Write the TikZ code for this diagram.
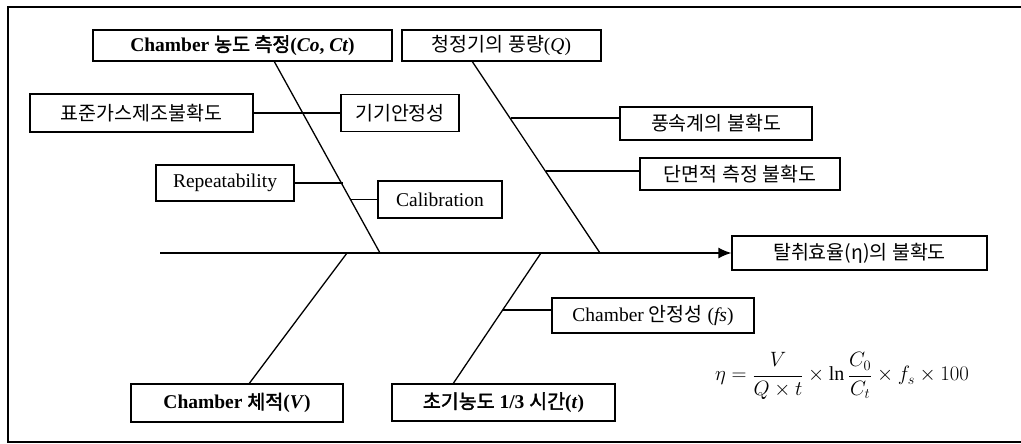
\documentclass[tikz,border=0pt]{standalone}
\usepackage{fontspec}
\setmainfont{Liberation Serif}
\newfontfamily\kr{Noto Sans CJK KR}[AutoFakeBold=2]
\usetikzlibrary{arrows.meta}
\begin{document}
\begin{tikzpicture}[x=1pt,y=-1pt,
  box/.style={draw,line width=1.3pt,inner sep=0pt,font=\fontsize{19.5}{22}\selectfont},
  ln/.style={line width=1.3pt},
  frame/.style={line width=1.3pt}]
\useasboundingbox (0,0) rectangle (1021,444);
% frame
\draw[frame] (1021,7) -- (8,7) -- (8,442) -- (1021,442);
% main category boxes
\node[box,minimum width=299pt,minimum height=31pt] (cc) at (242.5,45.5) {\bfseries Chamber {\kr 농도 측정}(\textit{Co}, \textit{Ct})};
\node[box,minimum width=199pt,minimum height=31pt] (q) at (501.5,45.5) {{\kr 청정기의 풍량}(\textit{Q})};
\node[box,minimum width=212pt,minimum height=38pt] (vol) at (237,403) {\bfseries Chamber {\kr 체적}(\textit{V})};
\node[box,minimum width=223pt,minimum height=37pt] (t13) at (503.5,402.5) {\bfseries {\kr 초기농도} 1/3 {\kr 시간}(\textit{t})};
% effect
\node[box,minimum width=255pt,minimum height=34pt] (eff) at (859.5,253) {\kr 탈취효율(η)의 불확도};
% sub-cause boxes
\node[box,minimum width=223pt,minimum height=38pt] (std) at (141.5,113) {\kr 표준가스제조불확도};
\node[box,minimum width=118pt,minimum height=37pt] (stab) at (400,113) {\kr 기기안정성};
\node[box,minimum width=138pt,minimum height=36pt] (rep) at (225,183) {Repeatability};
\node[box,minimum width=124pt,minimum height=37pt] (cal) at (440,199.5) {Calibration};
\node[box,minimum width=192pt,minimum height=33pt] (ws) at (716,123.5) {\kr 풍속계의 불확도};
\node[box,minimum width=200pt,minimum height=32pt] (ar) at (740,174) {\kr 단면적 측정 불확도};
\node[box,minimum width=202pt,minimum height=35pt] (fs) at (653,315.5) {Chamber {\kr 안정성} (\textit{fs})};
% formula
\node[font=\fontsize{20}{24}\selectfont] (eq) at (842,376) {$\displaystyle \eta=\frac{V}{Q\times t}\times\ln\frac{C_0}{C_t}\times f_s\times 100$};
% spine
\coordinate (s0) at (160,253);
\coordinate (j1) at (380,253);
\coordinate (j2) at (600,253);
\coordinate (j3) at (347,253);
\coordinate (j4) at (541,253);
\draw[ln,-{Latex[length=13pt,width=11pt]}] (s0) -- (eff.west);
% bones
\draw[ln] ([xshift=182pt]cc.south west) -- (j1);
\draw[ln] ([xshift=71pt]q.south west) -- (j2);
\draw[ln] (j3) -- ([xshift=119pt]vol.north west);
\draw[ln] (j4) -- ([xshift=62pt]t13.north west);
% branches
\draw[ln] (std.east) -- (stab.west);
\coordinate (rj) at (342.8,183);
\draw[ln] (rep.east) -- (rj);
\coordinate (cj) at (350.8,199.5);
\draw[ln] (cj) -- (cal.west);
\coordinate (wj) at (510.7,118);
\draw[ln] (wj) -- ([yshift=5.5pt]ws.west);
\coordinate (aj) at (545.7,171);
\draw[ln] (aj) -- ([yshift=3pt]ar.west);
\coordinate (fj) at (503.1,310);
\draw[ln] (fj) -- ([yshift=5.5pt]fs.west);
\end{tikzpicture}
\end{document}
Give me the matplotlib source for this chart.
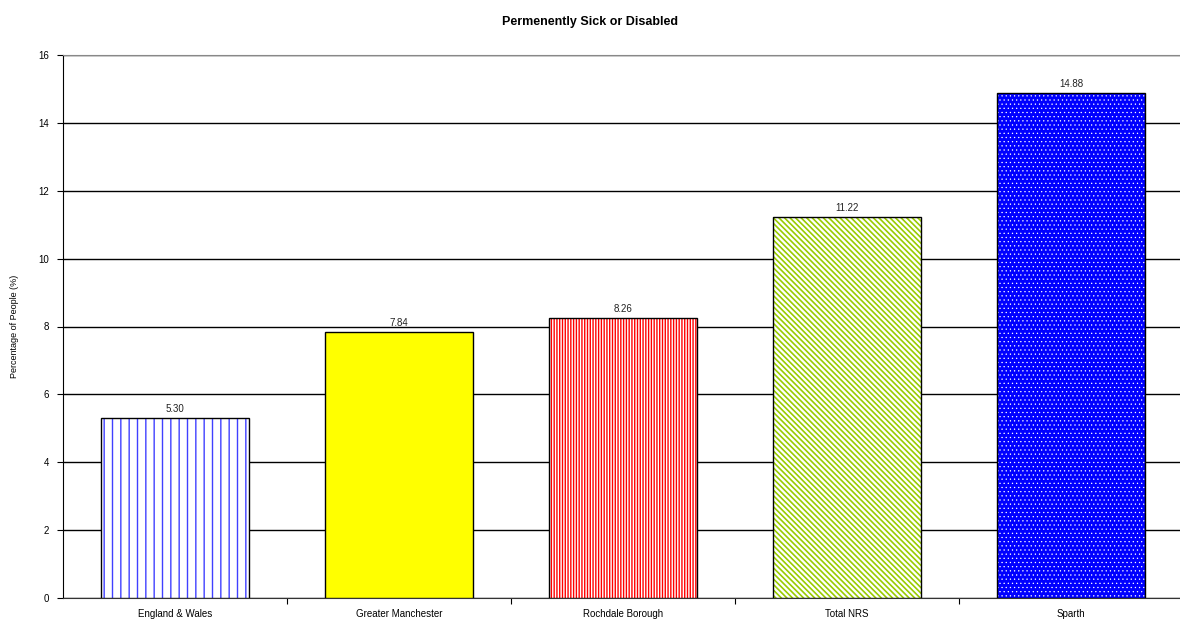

★ ★ ★ ★

Problem description:
Using the listing above, pick out each line that contains the word "this", then copy it.

Correct result:
Write the TikZ code for this diagram.
Give me the matplotlib source for this chart.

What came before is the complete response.